Memang pada minggu pertama Juni 2018, rupiah sempat berada dikisaran Rp 13.800-Rp 13.900. Setelah Lebaran, rupiah kembali ke sekitar Rp 14.000 per dollar AS.
Kemarin (25/6), berdasarkan kurs referensi Jakarta Interbank Spot Dollar Rate (JISDOR), rupiah ditutup di Rp 14.105 per dollar AS. Seiring dengan pelemahan rupiah, bagaimana efeknya ke risiko kredit impor?
Seperti diketahui, berdasarakan data Badan Pusat Statistik (BPS) per Mei 2018, impor Indonesia meningkat cukup tinggi 28,12% secara tahunan atau year on year (yoy) membuat Indonesia defisit Indonesia makin lebar US$ 1,52 miliar.
Frans Alimhamzah, Direktur Bisnis Banking CIMB Niaga bilang dengan pelemahan rupiah maka diperkirakan volume impor akan mengalami penurunan. "Kami masih bisnis kredit impor seperti biasa," kata Frans kepada Kontan.co.id, Selasa (26/6).
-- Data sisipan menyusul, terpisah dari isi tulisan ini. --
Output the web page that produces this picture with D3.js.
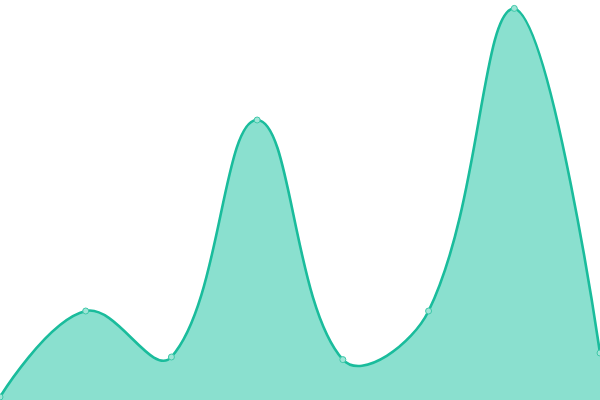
<!DOCTYPE html>
<html><head><meta charset="utf-8">
<script src="https://cdn.jsdelivr.net/npm/d3@7"></script>
<style>html,body{margin:0;padding:0;background:#fff;overflow:hidden}</style>
</head><body>
<svg id="chart" width="600" height="400"></svg>
<script>
const categories = ["A","B","C","D","E","F","G","H"];
const values = [0.75, 22.25, 10.75, 70, 10.1, 22.25, 97.9, 11.75];

// Smooth bezier curve: tangent split by neighbouring segment lengths,
// control points kept inside the bounding box of the points.
function SmoothCurve(context) { this._context = context; this._s = 0.4; }
SmoothCurve.prototype = {
  areaStart() { this._line = 0; },
  areaEnd() { this._line = NaN; },
  lineStart() { this._pts = []; },
  lineEnd() {
    const p = this._pts, n = p.length, c = this._context, s = this._s;
    if (n) {
      const xs = p.map(d => d[0]), ys = p.map(d => d[1]);
      const x0 = Math.min(...xs), x1 = Math.max(...xs), y0 = Math.min(...ys), y1 = Math.max(...ys);
      const cx = v => Math.max(x0, Math.min(x1, v)), cy = v => Math.max(y0, Math.min(y1, v));
      if (this._line) c.lineTo(p[0][0], p[0][1]); else c.moveTo(p[0][0], p[0][1]);
      let cx0 = p[0][0], cy0 = p[0][1];
      for (let i = 1; i < n; i++) {
        const x = p[i][0], y = p[i][1];
        let cx1 = x, cy1 = y, nx = x, ny = y;
        if (i + 1 < n) {
          const px = p[i-1][0], py = p[i-1][1], qx = p[i+1][0], qy = p[i+1][1];
          const vx = qx - px, vy = qy - py;
          const l0 = Math.hypot(x - px, y - py), l1 = Math.hypot(qx - x, qy - y);
          const r = (l0 + l1) ? l1 / (l0 + l1) : 0.5;
          cx1 = x - vx * s * (1 - r); cy1 = y - vy * s * (1 - r);
          nx = x + vx * s * r; ny = y + vy * s * r;
        }
        c.bezierCurveTo(cx(cx0), cy(cy0), cx(cx1), cy(cy1), x, y);
        cx0 = nx; cy0 = ny;
      }
    }
    if (this._line || (this._line !== 0 && n === 1)) c.closePath();
    this._line = 1 - this._line;
  },
  point(x, y) { this._pts.push([+x, +y]); }
};
const curve = ctx => new SmoothCurve(ctx);

const svg = d3.select("#chart");
const W = 600, H = 400;
const x = d3.scalePoint().domain(categories).range([0, W]);
const y = d3.scaleLinear().domain([0, 100]).range([H, 0]);
const data = categories.map((c, i) => ({c, v: values[i]}));

svg.append("path")
  .datum(data)
  .attr("fill", "#8ae0cf")
  .attr("d", d3.area().x(d => x(d.c)).y0(H).y1(d => y(d.v)).curve(curve));

svg.append("path")
  .datum(data)
  .attr("fill", "none")
  .attr("stroke", "#1abc9c")
  .attr("stroke-width", 2.6)
  .attr("d", d3.line().x(d => x(d.c)).y(d => y(d.v)).curve(curve));

svg.selectAll("circle").data(data).join("circle")
  .attr("cx", d => x(d.c)).attr("cy", d => y(d.v)).attr("r", 3)
  .attr("fill", "#9fe5d7").attr("stroke", "#3fc8a9").attr("stroke-width", 1);
</script>
</body></html>
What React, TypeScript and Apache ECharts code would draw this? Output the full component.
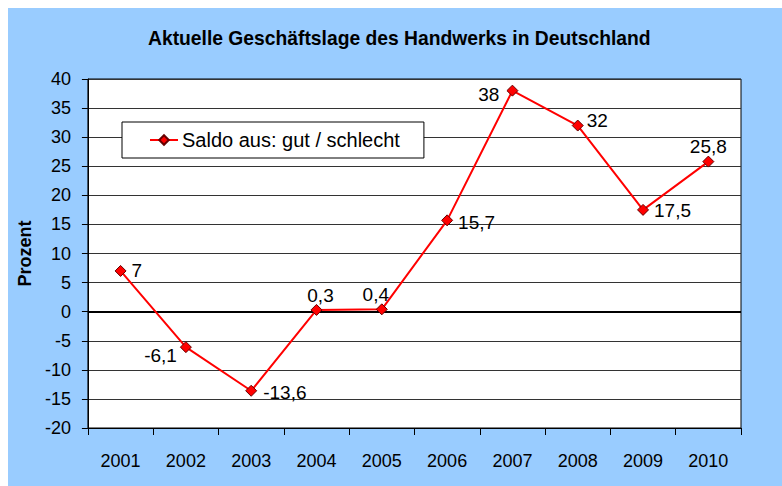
import React, { useEffect, useRef } from "react";
import * as echarts from "echarts";

const categories = ["2001", "2002", "2003", "2004", "2005", "2006", "2007", "2008", "2009", "2010"];
const saldo = [7, -6.1, -13.6, 0.3, 0.4, 15.7, 38, 32, 17.5, 25.8];
const labelPositions = ["right", "left", "right", "top", "top", "right", "left", "right", "right", "top"];
const labelOffsets: number[][] = [[-2, 0], [4, 8], [-1, 2], [4, 8], [-6, 8], [-2, 2], [0, 4], [-4, -5], [-2, 1], [0, 7]];
const seriesName = "Saldo aus: gut / schlecht";
const titleText = "Aktuelle Geschäftslage des Handwerks in Deutschland";
const yName = "Prozent";

const FONT = "'Liberation Sans', Arial, sans-serif";

export default function App() {
  const ref = useRef<HTMLDivElement>(null);
  useEffect(() => {
    if (!ref.current) return;
    const chart = echarts.init(ref.current, undefined, { renderer: "svg" });
    chart.setOption({
      animation: false,
      backgroundColor: "#99CCFF",
      textStyle: { fontFamily: FONT },
      title: {
        text: titleText,
        left: 140,
        top: 21,
        padding: 0,
        textStyle: { fontFamily: FONT, fontSize: 19.3, fontWeight: "bold", color: "#000" },
      },
      legend: {
        data: [seriesName],
        left: 114,
        top: 114,
        orient: "horizontal",
        backgroundColor: "#fff",
        borderColor: "#000",
        borderWidth: 1,
        borderRadius: 0,
        padding: [8, 24, 8, 27],
        itemWidth: 28,
        itemHeight: 12,
        itemGap: 5,
        textStyle: { fontFamily: FONT, fontSize: 20, color: "#000", padding: [0, 0, 0, -1] },
      },
      grid: {
        left: 79,
        top: 71,
        right: 41,
        bottom: 58,
        show: true,
        backgroundColor: "#fff",
        borderColor: "#000",
        borderWidth: 1,
        containLabel: false,
      },
      xAxis: {
        type: "category",
        data: categories,
        boundaryGap: true,
        position: "bottom",
        axisLine: { onZero: false, lineStyle: { color: "#000", width: 1 } },
        axisTick: { show: true, length: 7, alignWithLabel: false, lineStyle: { color: "#000" } },
        axisLabel: { margin: 24, fontFamily: FONT, fontSize: 18, color: "#000" },
        splitLine: { show: false },
      },
      yAxis: {
        type: "value",
        min: -20,
        max: 40,
        interval: 5,
        name: yName,
        nameLocation: "middle",
        nameGap: 52,
        nameTextStyle: { fontFamily: FONT, fontSize: 18, fontWeight: "bold", color: "#000" },
        axisLine: { show: true, lineStyle: { color: "#000", width: 1 } },
        axisTick: { show: true, length: 6, inside: false, lineStyle: { color: "#000" } },
        axisLabel: { margin: 17, fontFamily: FONT, fontSize: 18, color: "#000" },
        splitLine: { show: true, lineStyle: { color: "#333", width: 1 } },
      },
      series: [
        {
          name: seriesName,
          type: "line",
          z: 3,
          data: saldo.map((v, i) => ({
            value: v,
            label: {
              position: labelPositions[i],
              offset: labelOffsets[i],
            },
          })),
          symbol: "diamond",
          symbolSize: 11,
          itemStyle: { color: "#FF0000", borderColor: "#660000", borderWidth: 1 },
          lineStyle: { color: "#FF0000", width: 2 },
          label: {
            show: true,
            distance: 7,
            fontFamily: FONT,
            fontSize: 19,
            color: "#000",
            formatter: (p: any) => String(p.value).replace(".", ","),
          },
          markLine: {
            silent: true,
            symbol: "none",
            z: 1,
            label: { show: false },
            lineStyle: { color: "#000", width: 2, type: "solid" },
            data: [{ yAxis: 0 }],
          },
        },
      ],
    });
    return () => chart.dispose();
  }, []);
  return (
    <div
      ref={ref}
      style={{ position: "absolute", left: 8, top: 8, width: 774, height: 478 }}
    />
  );
}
Mohammad Irfan, Direktur Manajemen Risiko BRI bilang bank sudah melakukan mitigasi risiko kredit impor terkait pelemahan rupiah. "Misalnya melakukan hedging untuk produk nasabah yang dilakukan ekspor," kata Irfan kepada kontan.co.id, Selasa (26/6).
Hal ini agar cashflow nasabah bisa tetap aman. Boedi Armanto, Deputi Komisioner Pengawas Perbankan II Otoritas Jasa Keuangan (OJK) bilang biasanya efek pelemahan rupiah terjadi pada kredit impor yang merupakan barang konsumsi.
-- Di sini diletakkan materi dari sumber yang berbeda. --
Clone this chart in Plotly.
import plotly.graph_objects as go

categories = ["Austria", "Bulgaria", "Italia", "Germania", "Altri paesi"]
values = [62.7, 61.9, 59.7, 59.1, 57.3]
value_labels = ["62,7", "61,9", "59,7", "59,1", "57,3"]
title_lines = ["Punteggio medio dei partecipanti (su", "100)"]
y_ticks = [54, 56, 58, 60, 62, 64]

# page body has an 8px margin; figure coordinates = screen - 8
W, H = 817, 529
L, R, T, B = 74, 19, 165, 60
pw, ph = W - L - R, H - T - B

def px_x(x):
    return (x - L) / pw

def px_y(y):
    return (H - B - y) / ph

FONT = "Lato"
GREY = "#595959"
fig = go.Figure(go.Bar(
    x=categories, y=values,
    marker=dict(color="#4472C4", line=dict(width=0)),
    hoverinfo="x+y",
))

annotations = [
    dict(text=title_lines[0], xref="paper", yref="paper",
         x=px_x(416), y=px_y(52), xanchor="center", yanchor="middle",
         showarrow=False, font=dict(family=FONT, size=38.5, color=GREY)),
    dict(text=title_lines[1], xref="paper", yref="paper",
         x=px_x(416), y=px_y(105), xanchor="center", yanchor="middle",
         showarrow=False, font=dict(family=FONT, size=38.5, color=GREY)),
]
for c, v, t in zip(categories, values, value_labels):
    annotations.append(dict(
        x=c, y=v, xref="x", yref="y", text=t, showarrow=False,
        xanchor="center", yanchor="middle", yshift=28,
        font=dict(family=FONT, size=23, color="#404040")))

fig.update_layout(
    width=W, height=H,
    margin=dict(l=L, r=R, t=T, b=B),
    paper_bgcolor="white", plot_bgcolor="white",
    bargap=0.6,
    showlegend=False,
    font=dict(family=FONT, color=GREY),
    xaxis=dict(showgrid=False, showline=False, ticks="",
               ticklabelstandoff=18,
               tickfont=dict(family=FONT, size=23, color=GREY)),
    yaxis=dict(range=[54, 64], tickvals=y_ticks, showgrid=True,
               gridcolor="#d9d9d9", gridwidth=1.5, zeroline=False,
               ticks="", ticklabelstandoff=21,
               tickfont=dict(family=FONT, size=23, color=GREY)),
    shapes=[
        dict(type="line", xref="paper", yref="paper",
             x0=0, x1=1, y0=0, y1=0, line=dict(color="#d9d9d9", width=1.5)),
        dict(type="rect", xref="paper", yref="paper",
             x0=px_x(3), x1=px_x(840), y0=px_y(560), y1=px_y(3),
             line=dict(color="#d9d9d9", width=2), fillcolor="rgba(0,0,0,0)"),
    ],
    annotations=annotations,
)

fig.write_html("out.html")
"Karena nanti harga jualnya lebih mahal," kata Boedi kepada kontan.co.id, Selasa (26/6). Sebagai gambaran, berdasarakan data OJK April 2018, rasio kredit bermasalah (NPL) di sektor impor naik .
Kenaikan ini terjadi baik di bulan sebelumya atau di periode sama tahun sebelumnya. NPL kredit impor per April 2018 2,31% naik dibandingkan periode sama 2017 1,85%. Jika dibandingkan dengan bulan Maret 2018 tercatat NPL kredit impor sebesar 2,25%.